What is needed:
Search the data below for the string "code". Extract every line that contains it.

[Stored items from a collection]
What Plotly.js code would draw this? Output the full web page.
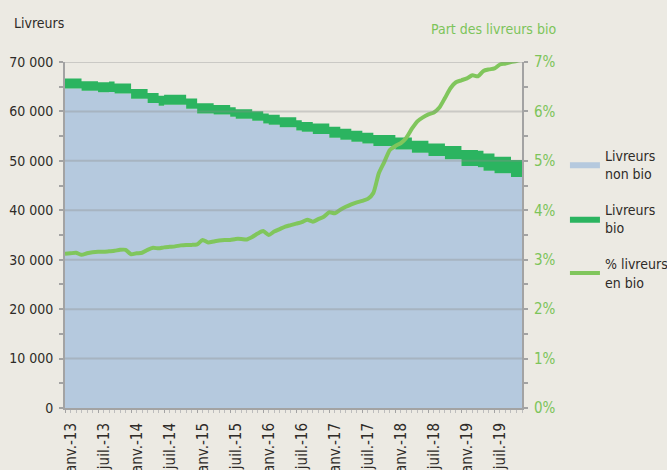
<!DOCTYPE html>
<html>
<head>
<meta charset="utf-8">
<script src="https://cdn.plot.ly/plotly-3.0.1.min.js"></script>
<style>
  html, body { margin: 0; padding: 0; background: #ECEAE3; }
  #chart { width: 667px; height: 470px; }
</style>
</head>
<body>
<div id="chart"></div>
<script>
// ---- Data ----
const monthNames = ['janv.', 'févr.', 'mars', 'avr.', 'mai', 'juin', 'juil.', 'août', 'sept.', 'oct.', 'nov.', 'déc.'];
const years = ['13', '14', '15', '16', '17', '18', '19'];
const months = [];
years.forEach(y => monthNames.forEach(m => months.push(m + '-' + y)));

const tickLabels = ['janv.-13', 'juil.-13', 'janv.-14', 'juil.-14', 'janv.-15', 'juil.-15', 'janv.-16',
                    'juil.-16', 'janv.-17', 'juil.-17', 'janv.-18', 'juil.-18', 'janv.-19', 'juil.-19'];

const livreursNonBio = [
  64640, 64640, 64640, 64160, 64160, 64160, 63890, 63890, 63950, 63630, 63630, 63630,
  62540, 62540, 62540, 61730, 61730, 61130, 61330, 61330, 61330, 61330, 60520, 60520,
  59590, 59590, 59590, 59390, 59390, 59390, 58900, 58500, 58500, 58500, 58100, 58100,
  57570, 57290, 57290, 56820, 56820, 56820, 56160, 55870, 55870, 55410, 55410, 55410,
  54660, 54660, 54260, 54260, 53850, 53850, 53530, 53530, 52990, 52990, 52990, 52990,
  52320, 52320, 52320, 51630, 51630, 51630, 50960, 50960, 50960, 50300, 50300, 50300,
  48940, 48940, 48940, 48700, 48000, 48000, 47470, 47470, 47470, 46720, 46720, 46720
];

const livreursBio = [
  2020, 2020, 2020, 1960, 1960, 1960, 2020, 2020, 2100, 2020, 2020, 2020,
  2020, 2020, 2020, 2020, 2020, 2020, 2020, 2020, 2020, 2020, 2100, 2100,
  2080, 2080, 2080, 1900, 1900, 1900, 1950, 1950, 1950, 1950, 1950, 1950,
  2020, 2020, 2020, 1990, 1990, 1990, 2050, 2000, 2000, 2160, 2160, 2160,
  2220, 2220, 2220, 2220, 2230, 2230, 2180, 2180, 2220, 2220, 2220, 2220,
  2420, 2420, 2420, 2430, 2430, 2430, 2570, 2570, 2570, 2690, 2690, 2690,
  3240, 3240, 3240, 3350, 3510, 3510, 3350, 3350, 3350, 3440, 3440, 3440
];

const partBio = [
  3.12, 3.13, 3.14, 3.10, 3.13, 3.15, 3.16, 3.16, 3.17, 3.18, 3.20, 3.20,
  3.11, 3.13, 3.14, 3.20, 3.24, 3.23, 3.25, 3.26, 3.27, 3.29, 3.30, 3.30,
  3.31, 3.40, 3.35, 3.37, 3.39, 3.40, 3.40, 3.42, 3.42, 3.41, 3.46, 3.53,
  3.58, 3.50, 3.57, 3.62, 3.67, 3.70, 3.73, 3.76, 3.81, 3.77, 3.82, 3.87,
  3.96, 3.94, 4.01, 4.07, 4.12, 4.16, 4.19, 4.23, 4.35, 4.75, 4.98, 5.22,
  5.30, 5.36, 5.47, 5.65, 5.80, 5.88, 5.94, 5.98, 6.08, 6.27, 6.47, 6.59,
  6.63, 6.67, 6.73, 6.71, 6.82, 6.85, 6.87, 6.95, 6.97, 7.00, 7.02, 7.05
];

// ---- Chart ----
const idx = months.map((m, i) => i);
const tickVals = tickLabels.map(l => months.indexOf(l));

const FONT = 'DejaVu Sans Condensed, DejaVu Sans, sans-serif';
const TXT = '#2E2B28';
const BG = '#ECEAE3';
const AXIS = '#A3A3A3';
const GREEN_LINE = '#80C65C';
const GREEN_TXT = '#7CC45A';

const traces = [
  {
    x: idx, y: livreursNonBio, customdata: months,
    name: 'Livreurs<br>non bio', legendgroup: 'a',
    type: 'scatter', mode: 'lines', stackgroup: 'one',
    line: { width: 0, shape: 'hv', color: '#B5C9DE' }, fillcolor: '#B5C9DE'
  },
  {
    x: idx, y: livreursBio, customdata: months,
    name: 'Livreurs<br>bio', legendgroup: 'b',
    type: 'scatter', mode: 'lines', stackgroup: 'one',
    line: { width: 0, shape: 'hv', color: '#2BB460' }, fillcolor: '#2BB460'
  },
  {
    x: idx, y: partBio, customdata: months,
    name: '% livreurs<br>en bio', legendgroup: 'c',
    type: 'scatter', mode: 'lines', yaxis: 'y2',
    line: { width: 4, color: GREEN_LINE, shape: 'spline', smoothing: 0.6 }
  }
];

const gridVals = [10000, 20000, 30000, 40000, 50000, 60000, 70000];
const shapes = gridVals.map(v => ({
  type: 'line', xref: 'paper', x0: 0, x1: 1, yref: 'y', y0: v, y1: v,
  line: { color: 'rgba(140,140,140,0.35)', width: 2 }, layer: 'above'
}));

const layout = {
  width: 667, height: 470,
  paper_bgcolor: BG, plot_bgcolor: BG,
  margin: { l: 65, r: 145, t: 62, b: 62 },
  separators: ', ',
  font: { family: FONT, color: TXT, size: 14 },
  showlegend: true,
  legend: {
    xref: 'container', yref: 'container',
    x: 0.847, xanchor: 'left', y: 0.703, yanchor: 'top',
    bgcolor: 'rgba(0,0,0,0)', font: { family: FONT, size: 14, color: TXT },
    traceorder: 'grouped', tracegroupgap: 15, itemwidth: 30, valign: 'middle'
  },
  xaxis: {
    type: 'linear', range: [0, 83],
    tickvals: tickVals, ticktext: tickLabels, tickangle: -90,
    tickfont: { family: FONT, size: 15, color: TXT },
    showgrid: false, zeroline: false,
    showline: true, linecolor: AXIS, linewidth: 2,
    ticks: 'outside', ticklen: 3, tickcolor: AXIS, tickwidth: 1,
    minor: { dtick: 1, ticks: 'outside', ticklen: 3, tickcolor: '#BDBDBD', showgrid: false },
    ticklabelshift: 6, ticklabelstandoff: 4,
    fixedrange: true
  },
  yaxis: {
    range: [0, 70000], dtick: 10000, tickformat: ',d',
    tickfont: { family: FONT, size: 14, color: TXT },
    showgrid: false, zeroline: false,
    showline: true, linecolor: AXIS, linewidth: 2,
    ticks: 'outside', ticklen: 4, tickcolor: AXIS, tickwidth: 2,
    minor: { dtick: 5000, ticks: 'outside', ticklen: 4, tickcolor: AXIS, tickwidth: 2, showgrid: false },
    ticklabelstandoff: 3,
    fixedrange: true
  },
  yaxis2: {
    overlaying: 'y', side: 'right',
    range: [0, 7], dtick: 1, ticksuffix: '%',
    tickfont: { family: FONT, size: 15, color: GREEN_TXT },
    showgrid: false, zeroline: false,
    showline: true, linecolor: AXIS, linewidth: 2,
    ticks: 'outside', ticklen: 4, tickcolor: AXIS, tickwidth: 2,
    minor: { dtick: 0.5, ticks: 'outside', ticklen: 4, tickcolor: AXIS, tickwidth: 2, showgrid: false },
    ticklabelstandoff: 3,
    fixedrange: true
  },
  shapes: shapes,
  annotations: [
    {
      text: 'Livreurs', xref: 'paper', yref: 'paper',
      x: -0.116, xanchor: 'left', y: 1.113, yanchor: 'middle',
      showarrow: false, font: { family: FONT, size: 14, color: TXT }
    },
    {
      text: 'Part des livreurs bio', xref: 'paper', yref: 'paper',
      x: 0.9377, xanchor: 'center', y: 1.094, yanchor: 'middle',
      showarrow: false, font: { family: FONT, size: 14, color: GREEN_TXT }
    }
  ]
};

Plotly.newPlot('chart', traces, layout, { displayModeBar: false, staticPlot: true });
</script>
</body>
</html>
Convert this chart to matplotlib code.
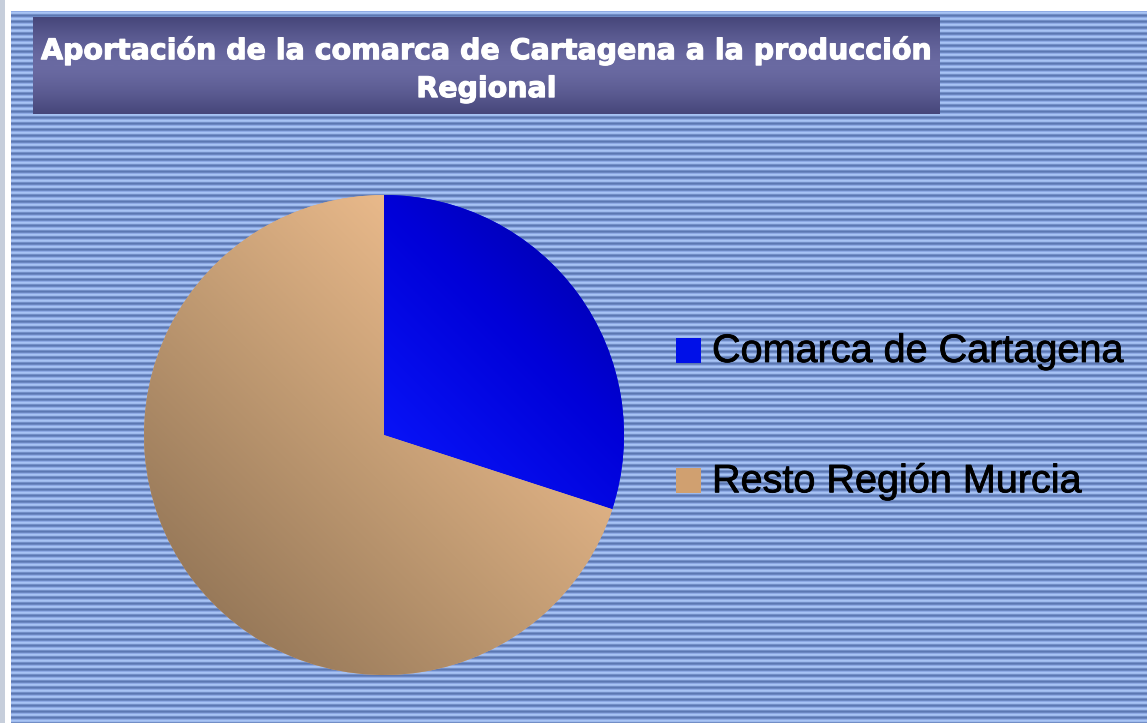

Result for this task:
What Plotly.js code would draw this? Output the full web page.
Convert this chart to matplotlib code.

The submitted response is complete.